Frente a la burla y el dolor, Jesús guardó silencio. La coronación de espinas revela una profunda verdad sobre su carácter y misión.
El silencio de Cristo no fue pasividad, sino una elección deliberada que manifiesta su soberanía, su amor inquebrantable y su cumplimiento de la voluntad del Padre.
El silencio de Jesús
Uno de los aspectos más impactantes de la coronación de espinas es el silencio de Jesús. Mientras los soldados se mofaban, escupían y golpeaban al “Rey de los judíos”, Él no respondió con ira ni con milagros de juicio, aunque tenía poder para hacerlo (Mateo 26:53). Su silencio no era impotencia, sino dominio propio; no era derrota, sino autoridad.
Este silencio refleja la profecía de Isaías 53:7: “Como cordero fue llevado al matadero, y como oveja delante de sus trasquiladores, enmudeció”. Cristo calló porque su misión no era defenderse, sino entregarse.
Cada espina que penetraba su frente era un paso más hacia la redención. Su sufrimiento no era un accidente, sino un acto deliberado de amor.

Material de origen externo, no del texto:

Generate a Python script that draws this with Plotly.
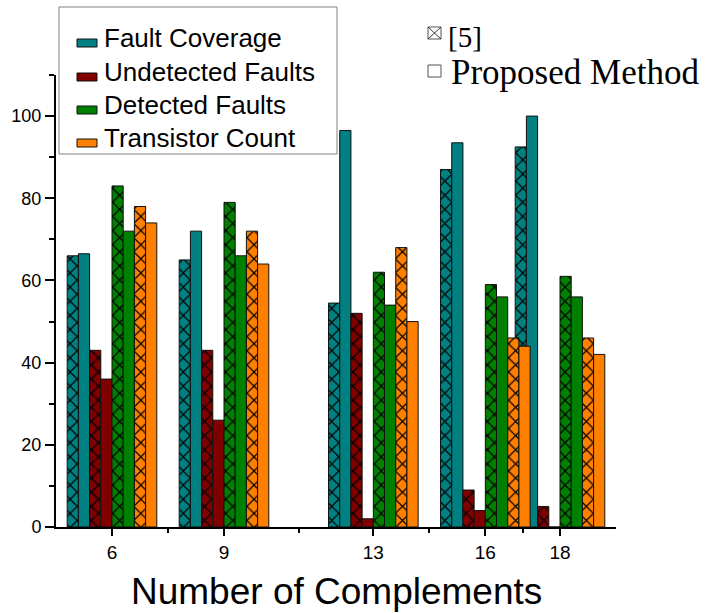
import plotly.graph_objects as go

# ---- data ----
categories = [6, 9, 13, 16, 18]
fc_ref = [66, 65, 54.5, 87, 92.5]
fc_prop = [66.5, 72, 96.5, 93.5, 100]
uf_ref = [43, 43, 52, 9, 5]
uf_prop = [36, 26, 2, 4, 0]
df_ref = [83, 79, 62, 59, 61]
df_prop = [72, 66, 54, 56, 56]
tc_ref = [78, 72, 68, 46, 46]
tc_prop = [74, 64, 50, 44, 42]

metric_names = ["Fault Coverage", "Undetected Faults", "Detected Faults", "Transistor Count"]
method_names = ["[5]", "Proposed Method"]
colors = ["#008080", "#800000", "#008000", "#FF8000"]
series = [(fc_ref, fc_prop), (uf_ref, uf_prop), (df_ref, df_prop), (tc_ref, tc_prop)]

y_ticks = [0, 20, 40, 60, 80, 100]
y_minor = [10, 30, 50, 70, 90, 110]
x_minor = [7.5, 11, 14.5, 17]

# ---- layout geometry (pixels) ----
W, H = 728, 613
L, R, T, B = 56, 112, 75, 86
PW, PH = W - L - R, H - T - B


def px(x):
    return (x - L) / PW


def py(y):
    return (H - B - y) / PH


BW = 0.3
fig = go.Figure()
k = 0
for mi, (ref, prop) in enumerate(series):
    c = colors[mi]
    for j, vals in enumerate((ref, prop)):
        marker = dict(color=c, line=dict(color="#111111", width=1))
        if j == 0:
            marker["pattern"] = dict(shape="x", fgcolor="#000000", bgcolor=c,
                                     size=10, solidity=0.22, fillmode="replace")
        fig.add_trace(go.Bar(
            x=categories, y=vals, width=BW, offset=-4 * BW + k * BW,
            marker=marker, name=f"{metric_names[mi]} {method_names[j]}",
            showlegend=False,
        ))
        k += 1

shapes = []
annotations = []
# legend box 1
shapes.append(dict(type="rect", xref="paper", yref="paper",
                   x0=px(59), x1=px(337), y0=py(154), y1=py(7),
                   line=dict(color="#808080", width=1), fillcolor="white", layer="above"))
baselines = [47, 81, 114, 147]
for i, name in enumerate(metric_names):
    b = baselines[i]
    shapes.append(dict(type="rect", xref="paper", yref="paper",
                       x0=px(77), x1=px(97), y0=py(b), y1=py(b - 8),
                       line=dict(color="#111111", width=1), fillcolor=colors[i], layer="above"))
    annotations.append(dict(text=name, xref="paper", yref="paper",
                            x=px(102), y=py(b - 9), xanchor="left", yanchor="middle",
                            showarrow=False,
                            font=dict(family="Arial, Liberation Sans", size=26, color="black")))

# legend 2 (method)
shapes.append(dict(type="rect", xref="paper", yref="paper",
                   x0=px(428), x1=px(441), y0=py(39), y1=py(27),
                   line=dict(color="#555555", width=1), fillcolor="white", layer="above"))
shapes.append(dict(type="line", xref="paper", yref="paper",
                   x0=px(428), x1=px(441), y0=py(39), y1=py(27),
                   line=dict(color="#333333", width=1), layer="above"))
shapes.append(dict(type="line", xref="paper", yref="paper",
                   x0=px(428), x1=px(441), y0=py(27), y1=py(39),
                   line=dict(color="#333333", width=1), layer="above"))
shapes.append(dict(type="rect", xref="paper", yref="paper",
                   x0=px(428), x1=px(441), y0=py(77), y1=py(65),
                   line=dict(color="#555555", width=1), fillcolor="white", layer="above"))
annotations.append(dict(text=method_names[0], xref="paper", yref="paper",
                        x=px(446), y=py(37), xanchor="left", yanchor="middle", showarrow=False,
                        font=dict(family="Times New Roman, Liberation Serif", size=29, color="black")))
annotations.append(dict(text=method_names[1], xref="paper", yref="paper",
                        x=px(449), y=py(72), xanchor="left", yanchor="middle", showarrow=False,
                        font=dict(family="Times New Roman, Liberation Serif", size=35, color="black")))
# x axis title
annotations.append(dict(text="Number of Complements", xref="paper", yref="paper",
                        x=px(336.5), y=py(591), xanchor="center", yanchor="middle", showarrow=False,
                        font=dict(family="Arial, Liberation Sans", size=37, color="black")))

fig.update_layout(
    width=W, height=H,
    margin=dict(l=L, r=R, t=T, b=B, pad=0),
    barmode="overlay",
    plot_bgcolor="white", paper_bgcolor="white",
    shapes=shapes, annotations=annotations,
    font=dict(family="Arial, Liberation Sans", color="black"),
    xaxis=dict(range=[4.5, 19.5], tickmode="array", tickvals=categories,
               ticktext=[str(c) for c in categories],
               showline=True, linecolor="black", linewidth=2, mirror=False,
               ticks="outside", ticklen=7, tickwidth=2, tickcolor="black",
               tickfont=dict(size=19, family="Arial, Liberation Sans"),
               showgrid=False, zeroline=False,
               minor=dict(tickvals=x_minor, ticks="outside", ticklen=4, tickwidth=2,
                          tickcolor="black", showgrid=False)),
    yaxis=dict(range=[0, 110], tickmode="array", tickvals=y_ticks,
               showline=True, linecolor="black", linewidth=2,
               ticks="outside", ticklen=9, tickwidth=2, tickcolor="black",
               tickfont=dict(size=18, family="Arial, Liberation Sans"),
               showgrid=False, zeroline=False,
               minor=dict(tickvals=y_minor, ticks="outside", ticklen=5, tickwidth=2,
                          tickcolor="black", showgrid=False)),
)

fig.write_html("out.html", config={"displayModeBar": False},
               post_script="document.body.style.margin='0';document.body.style.padding='0';")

La frivolidad del pecado humano
Además, su silencio desenmascara la frivolidad del pecado humano. Mientras los soldados reían, Él, el Juez de toda la tierra (Génesis 18:25), los observaba con compasión. Su quietud era un juicio contra la violencia del mundo, una denuncia de la injusticia que, paradójicamente, Él cargaba sobre sí.
Hoy, ese mismo silencio nos habla.
En un mundo que clama por venganza y grita para ser escuchado, Cristo nos muestra que hay poder en la mansedumbre. Su corona de espinas nos pregunta: ¿confiamos en que Dios tiene el control, incluso cuando el dolor parece insoportable? ¿Creemos que Él puede transformar nuestra humillación en gloria, como hizo con la suya?
La corona de espinas, entonces, no es solo un símbolo de sufrimiento, sino de esperanza. Porque el Rey que calló ante sus acusadores es el mismo que un día “vendrá con gloria” (Apocalipsis 19:11-16). Y entonces, toda rodilla se doblará ante Aquel que, por amor, llevó nuestras espinas para darnos su corona de vida.